Gazan mother reunited with evacuated daughter after two years

Lucy WilliamsonBBC Middle East correspondent, Jerusalem

BBC Mother stands (on right) looking up smiling towards her toddler daughter who she is holding. The mother is wearing a headscarf and the daughter red-and-white traditional embroidered dress and pink glasses.BBC

Sundus al-Kurd and her daughter Bisan had been separated for more than two years

At least eight children who were evacuated from Gaza as premature babies in the early weeks of the war, have returned from Egypt and been reunited with their relatives.

The hospital complex had earlier been occupied by Israeli forces, who said it was being used by Hamas.

Sundus al-Kurd, a mother waiting for her daughter's return on Monday, said that she was "torn between fear and joy", as she worried that she would not be accepted as a parent after more than two years apart.

Waiting at Nasser Hospital in Khan Younis and clutching a pink-embroidered dress for her daughter, Bisan, the mother described to the BBC how she had tried to take her newborn baby out of Shifa hospital after Israeli forces occupied it, but was told that Bisan could not be moved from her incubator.

It was almost a year, Sundus said, before she knew what had happened to her.

"I lived between despair and hope that my daughter might still be alive," she explained. "Months later, we heard in the news that premature infants had died in Shifa. I would look at the photos, trying to feel, as a mother, whether this could be my child or not."

After nearly a year, Sundus was told that her daughter was reported alive and well in an Egyptian field hospital, identified by the pink bracelet she had been given immediately after birth.

Sundus had already lost another child, her parents and her brother by the time Bisan was born, and said that the news her daughter was alive was "like a dream".

WHO Woman wearing blue UN helmet and bullet-proof vest holds a tiny babyWHO

More than 30 newborns were evacuated from Gaza's Shifa hospital in November 2023

The return of these toddlers is a small triumph in the limited stream of benefits brought by the Gaza ceasefire imposed by US President Donald Trump. But six months on from that ceasefire agreement, Gaza's future is uncertain, stuck in a fractured limbo between war and peace.

The territory is still divided, with Israeli forces in temporary control of roughly half of Gaza, and Hamas reportedly deepening its grip – politically and practically – in the remaining area, where the vast majority of Gaza's population still lives amid landscapes of rubble.

Reconstruction and the withdrawal of Israeli forces is linked in the Trump plan to Hamas's disarmament, and there are few signs of progress on this critical stage of the deal.

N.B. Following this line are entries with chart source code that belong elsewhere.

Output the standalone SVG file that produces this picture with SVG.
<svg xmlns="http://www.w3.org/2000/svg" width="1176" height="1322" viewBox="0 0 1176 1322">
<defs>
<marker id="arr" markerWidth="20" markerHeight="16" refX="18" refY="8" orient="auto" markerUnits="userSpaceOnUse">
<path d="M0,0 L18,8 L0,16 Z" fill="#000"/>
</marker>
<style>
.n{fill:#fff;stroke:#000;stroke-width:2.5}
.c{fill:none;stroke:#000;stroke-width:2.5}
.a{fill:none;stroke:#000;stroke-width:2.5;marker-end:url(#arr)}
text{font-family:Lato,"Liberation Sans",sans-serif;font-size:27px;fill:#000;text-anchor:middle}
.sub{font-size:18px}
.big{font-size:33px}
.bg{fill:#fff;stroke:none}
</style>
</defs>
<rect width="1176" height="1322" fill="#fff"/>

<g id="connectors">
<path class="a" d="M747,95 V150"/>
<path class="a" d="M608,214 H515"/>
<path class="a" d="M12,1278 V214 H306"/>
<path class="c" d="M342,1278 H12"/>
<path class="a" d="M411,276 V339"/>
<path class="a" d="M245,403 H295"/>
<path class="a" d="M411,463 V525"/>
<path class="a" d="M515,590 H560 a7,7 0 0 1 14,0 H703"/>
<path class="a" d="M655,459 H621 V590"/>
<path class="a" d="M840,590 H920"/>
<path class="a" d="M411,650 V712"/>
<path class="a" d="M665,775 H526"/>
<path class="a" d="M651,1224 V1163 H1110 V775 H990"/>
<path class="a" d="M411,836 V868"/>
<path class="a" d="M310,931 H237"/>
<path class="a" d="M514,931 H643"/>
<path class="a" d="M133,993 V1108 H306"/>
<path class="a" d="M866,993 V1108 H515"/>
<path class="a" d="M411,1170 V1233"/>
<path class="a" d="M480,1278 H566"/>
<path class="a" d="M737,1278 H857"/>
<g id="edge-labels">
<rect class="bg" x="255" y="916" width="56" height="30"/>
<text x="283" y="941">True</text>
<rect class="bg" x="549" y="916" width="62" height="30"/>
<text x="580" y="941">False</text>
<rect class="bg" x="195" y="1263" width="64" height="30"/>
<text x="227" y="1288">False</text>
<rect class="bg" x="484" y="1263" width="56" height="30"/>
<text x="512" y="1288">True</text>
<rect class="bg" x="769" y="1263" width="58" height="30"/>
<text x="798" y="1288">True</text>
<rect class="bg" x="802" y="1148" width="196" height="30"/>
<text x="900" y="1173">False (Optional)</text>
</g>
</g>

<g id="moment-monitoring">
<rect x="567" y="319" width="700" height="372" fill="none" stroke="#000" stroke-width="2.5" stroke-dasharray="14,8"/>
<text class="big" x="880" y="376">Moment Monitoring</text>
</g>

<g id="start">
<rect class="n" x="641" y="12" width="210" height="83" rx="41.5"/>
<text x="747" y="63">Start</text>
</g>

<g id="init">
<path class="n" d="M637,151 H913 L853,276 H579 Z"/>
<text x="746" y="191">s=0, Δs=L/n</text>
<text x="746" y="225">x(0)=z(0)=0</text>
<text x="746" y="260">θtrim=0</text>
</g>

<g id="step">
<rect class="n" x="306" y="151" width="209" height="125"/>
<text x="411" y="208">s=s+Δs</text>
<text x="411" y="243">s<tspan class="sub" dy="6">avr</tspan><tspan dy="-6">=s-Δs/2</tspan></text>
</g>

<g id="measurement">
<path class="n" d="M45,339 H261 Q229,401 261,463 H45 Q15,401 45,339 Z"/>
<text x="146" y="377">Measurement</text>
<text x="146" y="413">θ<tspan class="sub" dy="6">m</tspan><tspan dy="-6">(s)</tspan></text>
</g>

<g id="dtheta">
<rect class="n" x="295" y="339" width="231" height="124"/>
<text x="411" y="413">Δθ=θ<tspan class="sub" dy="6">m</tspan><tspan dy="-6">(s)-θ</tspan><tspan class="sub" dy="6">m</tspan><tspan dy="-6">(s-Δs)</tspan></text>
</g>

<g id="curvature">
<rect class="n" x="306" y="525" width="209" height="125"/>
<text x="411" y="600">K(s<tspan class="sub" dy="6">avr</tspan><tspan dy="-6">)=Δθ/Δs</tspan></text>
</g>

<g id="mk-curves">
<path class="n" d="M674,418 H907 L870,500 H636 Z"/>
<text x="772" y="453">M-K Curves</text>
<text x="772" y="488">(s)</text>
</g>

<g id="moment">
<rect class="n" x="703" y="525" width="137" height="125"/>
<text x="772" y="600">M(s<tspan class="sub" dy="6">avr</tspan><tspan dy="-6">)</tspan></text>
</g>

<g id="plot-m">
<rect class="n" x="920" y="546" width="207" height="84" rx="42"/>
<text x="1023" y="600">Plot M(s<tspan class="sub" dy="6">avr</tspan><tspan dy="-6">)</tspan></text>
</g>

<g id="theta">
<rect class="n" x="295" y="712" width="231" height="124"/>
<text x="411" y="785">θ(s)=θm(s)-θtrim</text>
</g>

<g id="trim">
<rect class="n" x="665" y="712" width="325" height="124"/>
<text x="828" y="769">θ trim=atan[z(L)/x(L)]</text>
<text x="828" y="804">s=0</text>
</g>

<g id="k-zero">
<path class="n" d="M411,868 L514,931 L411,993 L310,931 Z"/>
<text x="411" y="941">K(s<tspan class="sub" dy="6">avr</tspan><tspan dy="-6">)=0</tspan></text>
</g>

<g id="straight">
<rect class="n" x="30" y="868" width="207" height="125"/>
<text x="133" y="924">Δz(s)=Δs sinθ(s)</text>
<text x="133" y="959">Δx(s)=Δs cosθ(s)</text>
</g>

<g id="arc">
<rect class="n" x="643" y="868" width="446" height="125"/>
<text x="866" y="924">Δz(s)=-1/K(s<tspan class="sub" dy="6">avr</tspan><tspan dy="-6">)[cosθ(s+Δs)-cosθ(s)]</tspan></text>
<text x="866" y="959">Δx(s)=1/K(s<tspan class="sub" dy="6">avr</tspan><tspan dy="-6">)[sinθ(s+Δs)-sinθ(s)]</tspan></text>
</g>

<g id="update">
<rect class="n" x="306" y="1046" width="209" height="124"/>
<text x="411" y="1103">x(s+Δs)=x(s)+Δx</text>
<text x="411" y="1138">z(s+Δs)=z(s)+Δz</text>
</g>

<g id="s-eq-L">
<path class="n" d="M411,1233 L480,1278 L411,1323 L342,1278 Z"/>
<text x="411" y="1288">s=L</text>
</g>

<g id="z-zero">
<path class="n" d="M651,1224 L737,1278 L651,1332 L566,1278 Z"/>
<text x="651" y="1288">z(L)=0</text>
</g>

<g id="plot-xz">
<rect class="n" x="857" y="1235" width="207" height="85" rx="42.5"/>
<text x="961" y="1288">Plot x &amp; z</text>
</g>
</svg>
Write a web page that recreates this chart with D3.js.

Nickolay Mladenov, appointed as high representative to liaise with Gaza's administration under the Trump plan, said at the UN last week that the choice was for "renewed war or a new beginning" in Gaza.

But a Palestinian official close to Hamas told the BBC that he expected the group to reject the disarmament proposals it had received.

With Israel now fighting new wars in Lebanon and Iran, attention has drained away from Gaza, but the lessons it holds are more relevant than ever – about the challenges that follow Israel's conflicts, and the difficulties it has had in leveraging military might into sustainable peace.